◆ **SOURCE RECORDS**
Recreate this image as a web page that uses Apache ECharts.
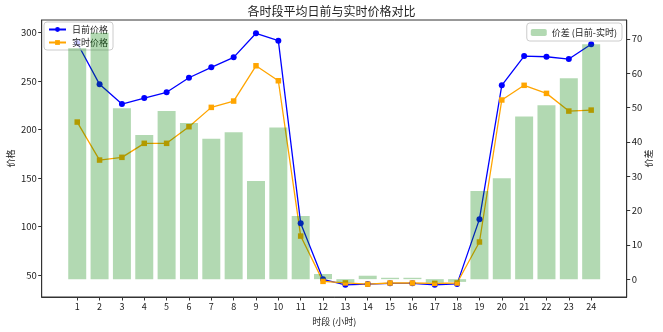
<!DOCTYPE html>
<html>
<head>
<meta charset="utf-8">
<script src="https://cdn.jsdelivr.net/npm/echarts@6/dist/echarts.min.js"></script>
<style>
  html, body { margin: 0; padding: 0; background: #fff; }
  #chart { width: 663px; height: 332px; }
</style>
</head>
<body>
<div id="chart"></div>
<script>
// Hours of the day (x positions)
const hours = [1,2,3,4,5,6,7,8,9,10,11,12,13,14,15,16,17,18,19,20,21,22,23,24];

// Average day-ahead price per hour
const dayAheadPrice = [289, 246.5, 226.2, 232.4, 238.3, 253.3, 264, 274.3, 299, 291.4, 103.5, 45.9,
                       40.2, 41, 41.8, 41.8, 40.2, 41.2, 107.8, 245.5, 275.6, 274.9, 272.5, 287.7];

// Average real-time price per hour
const realTimePrice = [207.7, 168.6, 171.4, 185.8, 185.8, 202.9, 222.8, 229.3, 265.6, 250.2, 90.4, 43.8,
                       42.2, 40.9, 42.1, 42.1, 41.7, 42.1, 84.3, 230.4, 245.5, 237.2, 219, 220];

// Average spread (day-ahead minus real-time)
const spread = [67.3, 71.8, 49.8, 42.0, 49.0, 45.5, 40.9, 42.8, 28.6, 44.2, 18.4, 1.5,
                -1.0, 1.0, 0.4, 0.4, -1.0, -0.8, 25.7, 29.4, 47.4, 50.7, 58.5, 68.4];

// Tick labels
const priceTicks = [50, 100, 150, 200, 250, 300];
const spreadTicks = [0, 10, 20, 30, 40, 50, 60, 70];

const FONT = '"Noto Sans CJK SC", "Noto Sans", sans-serif';
const TXT = '#222';

const pair = (vals) => hours.map((h, i) => [h, vals[i]]);

const chart = echarts.init(document.getElementById('chart'), null, { renderer: 'canvas' });

chart.setOption({
  animation: false,
  backgroundColor: '#fff',
  textStyle: { fontFamily: FONT, color: TXT },
  title: {
    text: '各时段平均日前与实时价格对比',
    left: 'center',
    top: 0,
    textStyle: { fontFamily: FONT, fontSize: 12, fontWeight: 'normal', color: TXT }
  },
  grid: {
    left: 41.7, right: 36.3, top: 20, bottom: 35,
    show: true, borderColor: '#333', borderWidth: 1,
    outerBoundsMode: 'none'
  },
  legend: [
    {
      data: ['日前价格', '实时价格'],
      orient: 'vertical',
      left: 44, top: 22,
      itemWidth: 17, itemHeight: 6, itemGap: 4,
      padding: [3, 5, 3, 4],
      backgroundColor: 'rgba(255,255,255,0.8)',
      borderColor: '#ccc', borderWidth: 1, borderRadius: 3,
      textStyle: { fontFamily: FONT, fontSize: 9, color: TXT, padding: [0, 0, 0, 1] }
    },
    {
      data: ['价差 (日前-实时)'],
      orient: 'vertical',
      right: 41, top: 23,
      itemWidth: 16, itemHeight: 7, itemGap: 5,
      padding: [5, 5, 4, 4],
      backgroundColor: 'rgba(255,255,255,0.8)',
      borderColor: '#ccc', borderWidth: 1, borderRadius: 3,
      textStyle: { fontFamily: FONT, fontSize: 9, color: TXT }
    }
  ],
  xAxis: {
    type: 'value',
    min: -0.59, max: 25.59,
    name: '时段 (小时)',
    nameLocation: 'middle',
    nameGap: 20,
    nameMoveOverlap: false,
    nameTextStyle: { fontFamily: FONT, fontSize: 9, color: TXT },
    axisLine: { show: true, onZero: false, lineStyle: { color: '#333', width: 1 } },
    axisTick: { show: true, length: 3.5, customValues: hours, lineStyle: { color: '#333' } },
    axisLabel: { customValues: hours, fontFamily: FONT, fontSize: 9, color: TXT, margin: 5 },
    splitLine: { show: false }
  },
  yAxis: [
    {
      type: 'value',
      position: 'left',
      min: 27.7, max: 312.7,
      name: '价格',
      nameLocation: 'middle',
      nameGap: 27,
      nameRotate: 90,
      nameMoveOverlap: false,
      nameTextStyle: { fontFamily: FONT, fontSize: 9, color: TXT },
      axisLine: { show: true, onZero: false, lineStyle: { color: '#333', width: 1 } },
      axisTick: { show: true, length: 3.5, customValues: priceTicks, lineStyle: { color: '#333' } },
      axisLabel: { customValues: priceTicks, fontFamily: FONT, fontSize: 9.5, color: TXT, margin: 5 },
      splitLine: { show: false }
    },
    {
      type: 'value',
      position: 'right',
      min: -5.2, max: 75.5,
      name: '价差',
      nameLocation: 'middle',
      nameGap: 17,
      nameRotate: 90,
      nameMoveOverlap: false,
      nameTextStyle: { fontFamily: FONT, fontSize: 9, color: TXT },
      axisLine: { show: true, onZero: false, lineStyle: { color: '#333', width: 1 } },
      axisTick: { show: true, length: 3.5, customValues: spreadTicks, lineStyle: { color: '#333' } },
      axisLabel: { customValues: spreadTicks, fontFamily: FONT, fontSize: 9.5, color: TXT, margin: 5 },
      splitLine: { show: false }
    }
  ],
  series: [
    {
      name: '日前价格',
      type: 'line',
      yAxisIndex: 0,
      data: pair(dayAheadPrice),
      symbol: 'circle',
      symbolSize: 6,
      color: '#0000ff',
      lineStyle: { color: '#0000ff', width: 1.3 },
      itemStyle: { color: '#0000ff' },
      z: 2
    },
    {
      name: '实时价格',
      type: 'line',
      yAxisIndex: 0,
      data: pair(realTimePrice),
      symbol: 'rect',
      symbolSize: 5.5,
      color: '#ffa500',
      lineStyle: { color: '#ffa500', width: 1.3 },
      itemStyle: { color: '#ffa500' },
      z: 2
    },
    {
      name: '价差 (日前-实时)',
      type: 'bar',
      yAxisIndex: 1,
      data: pair(spread),
      barWidth: 18,
      color: 'rgba(0,128,0,0.3)',
      itemStyle: { color: 'rgba(0,128,0,0.3)' },
      z: 4
    }
  ]
});
</script>
</body>
</html>
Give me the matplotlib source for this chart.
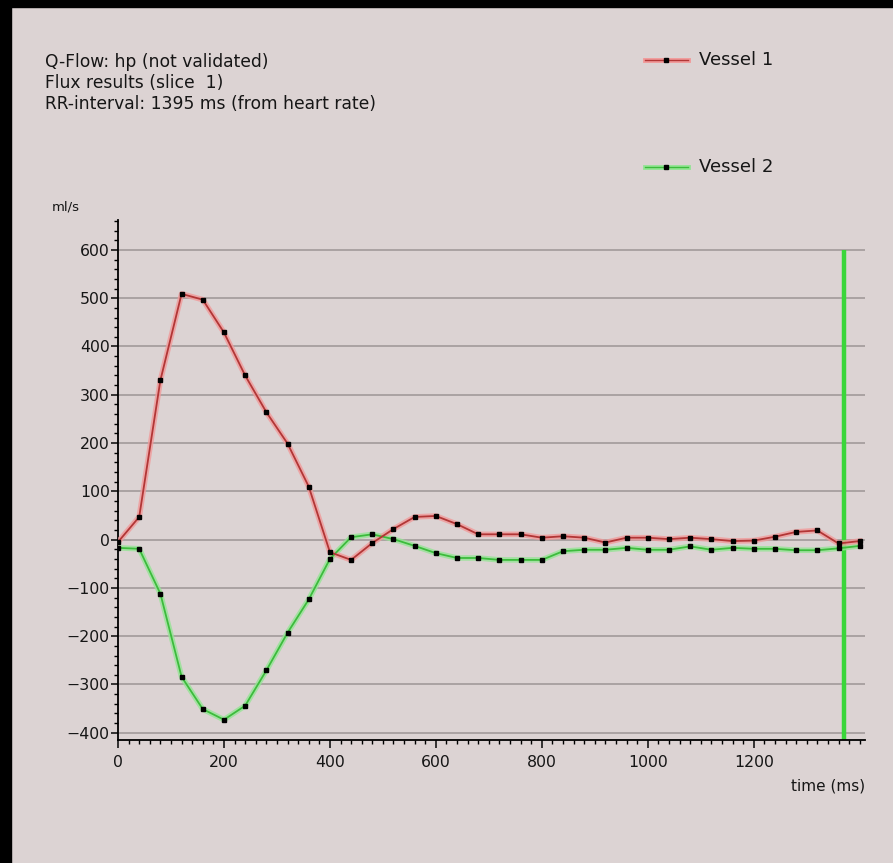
import matplotlib
matplotlib.use("Agg")
import matplotlib.pyplot as plt
from matplotlib.patches import Rectangle
from matplotlib.lines import Line2D
from matplotlib.ticker import MultipleLocator

plt.rcParams["font.family"] = ["DejaVu Sans"]

# phase times (ms)
time_ms = [0, 40, 80, 120, 160, 200, 240, 280, 320, 360, 400, 440,
           480, 520, 560, 600, 640, 680, 720, 760, 800, 840, 880, 920,
           960, 1000, 1040, 1080, 1120, 1160, 1200, 1240, 1280, 1320, 1360, 1400]

# flow (ml/s)
vessel1 = [-5, 47, 330, 509, 497, 429, 340, 264, 199, 110, -26, -42,
           -7, 22, 47, 49, 32, 11, 11, 11, 4, 7, 4, -6,
           4, 4, 1, 4, 1, -3, -2, 6, 16, 19, -8, -3]
vessel2 = [-17, -19, -112, -284, -351, -373, -344, -271, -193, -124, -40, 5,
           11, 1, -13, -28, -38, -38, -42, -42, -42, -24, -21, -21,
           -17, -21, -21, -14, -21, -17, -19, -19, -22, -22, -18, -13]

cursor_time = 1370
cursor_top = 600

header = ["Q-Flow: hp (not validated)",
          "Flux results (slice  1)",
          "RR-interval: 1395 ms (from heart rate)"]
series_names = ["Vessel 1", "Vessel 2"]

BG = "#dcd3d3"
RED_CORE, RED_HALO = "#b23636", "#f19a9a"
GRN_CORE, GRN_HALO = "#3cbc3c", "#95e495"
TXT = "#161616"

W, H = 893, 863
fig = plt.figure(figsize=(W / 100, H / 100), dpi=100)
fig.patch.set_facecolor(BG)

# overlay in pixel coords for frame, header and legend
ov = fig.add_axes([0, 0, 1, 1], zorder=0)
ov.set_xlim(0, W)
ov.set_ylim(H, 0)
ov.axis("off")
ov.add_patch(Rectangle((0, 0), W, 7, color="black"))
ov.add_patch(Rectangle((0, 0), 11, H, color="black"))

for i, t in enumerate(header):
    ov.text(45, 62 + i * 21, t, fontsize=12.3, color=TXT, ha="left", va="center")

for name, y, core, halo in [(series_names[0], 60, RED_CORE, RED_HALO),
                            (series_names[1], 167, GRN_CORE, GRN_HALO)]:
    ov.add_line(Line2D([645, 688], [y, y], color=halo, lw=3.5))
    ov.add_line(Line2D([645, 688], [y, y], color=core, lw=1.0))
    ov.plot([666], [y], "s", color="black", ms=2.2)
    ov.text(699, y, name, fontsize=13, color=TXT, ha="left", va="center")

ov.text(52, 207, "ml/s", fontsize=9.5, color=TXT, ha="left", va="center")
ov.text(828, 786, "time (ms)", fontsize=11, color=TXT, ha="center", va="center")

# main chart
ax = fig.add_axes([118 / W, (H - 740) / H, (865 - 118) / W, 520 / H], zorder=1)
ax.set_facecolor("none")
ax.set_xlim(0, 1410)
ax.set_ylim(-415, 662)

for s in ["top", "right"]:
    ax.spines[s].set_visible(False)
for s in ["left", "bottom"]:
    ax.spines[s].set_color("black")
    ax.spines[s].set_linewidth(1.3)

ax.yaxis.set_major_locator(MultipleLocator(100))
ax.yaxis.set_minor_locator(MultipleLocator(20))
ax.xaxis.set_major_locator(MultipleLocator(200))
ax.xaxis.set_minor_locator(MultipleLocator(20))
ax.set_xticks([0, 200, 400, 600, 800, 1000, 1200])
ax.set_yticks([-400, -300, -200, -100, 0, 100, 200, 300, 400, 500, 600])

ax.tick_params(axis="y", which="major", length=5, width=1.2, pad=1, labelsize=11.3, colors=TXT)
ax.tick_params(axis="y", which="minor", length=3, width=1.0)
ax.tick_params(axis="x", which="major", length=6, width=1.2, pad=5, labelsize=11.3, colors=TXT)
ax.tick_params(axis="x", which="minor", length=3, width=1.0)

ax.yaxis.grid(True, which="major", color="#a69e9e", lw=1.3)
ax.set_axisbelow(True)

# cursor line
ax.vlines(cursor_time, -415, cursor_top, color="#3ad63a", lw=3.2, zorder=2)

for vals, core, halo in [(vessel2, GRN_CORE, GRN_HALO), (vessel1, RED_CORE, RED_HALO)]:
    ax.plot(time_ms, vals, color=halo, lw=4, alpha=0.8, solid_joinstyle="round", zorder=3)
    ax.plot(time_ms, vals, color=core, lw=1.3, zorder=4)
    ax.plot(time_ms, vals, "s", color="black", ms=2.3, zorder=5)

fig.savefig("out.png", dpi=100, facecolor=BG)
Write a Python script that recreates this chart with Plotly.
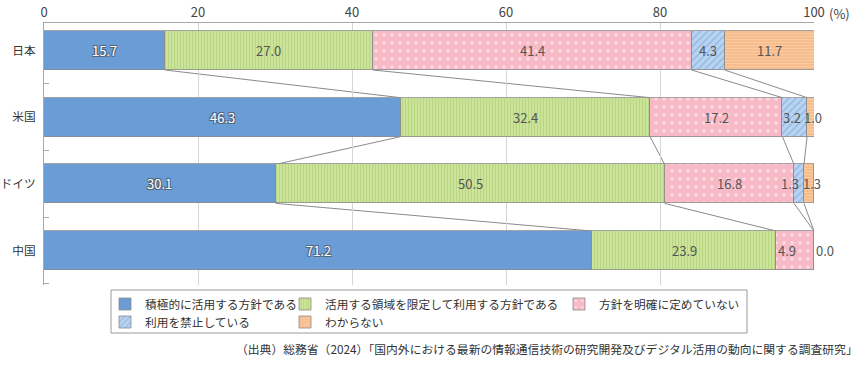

◆ **WHAT YOU WILL DO**
Going through the entries above, report how many lines include the string "matplotlib". The number alone is the answer.

◆ **EXPECTED OUTPUT**
7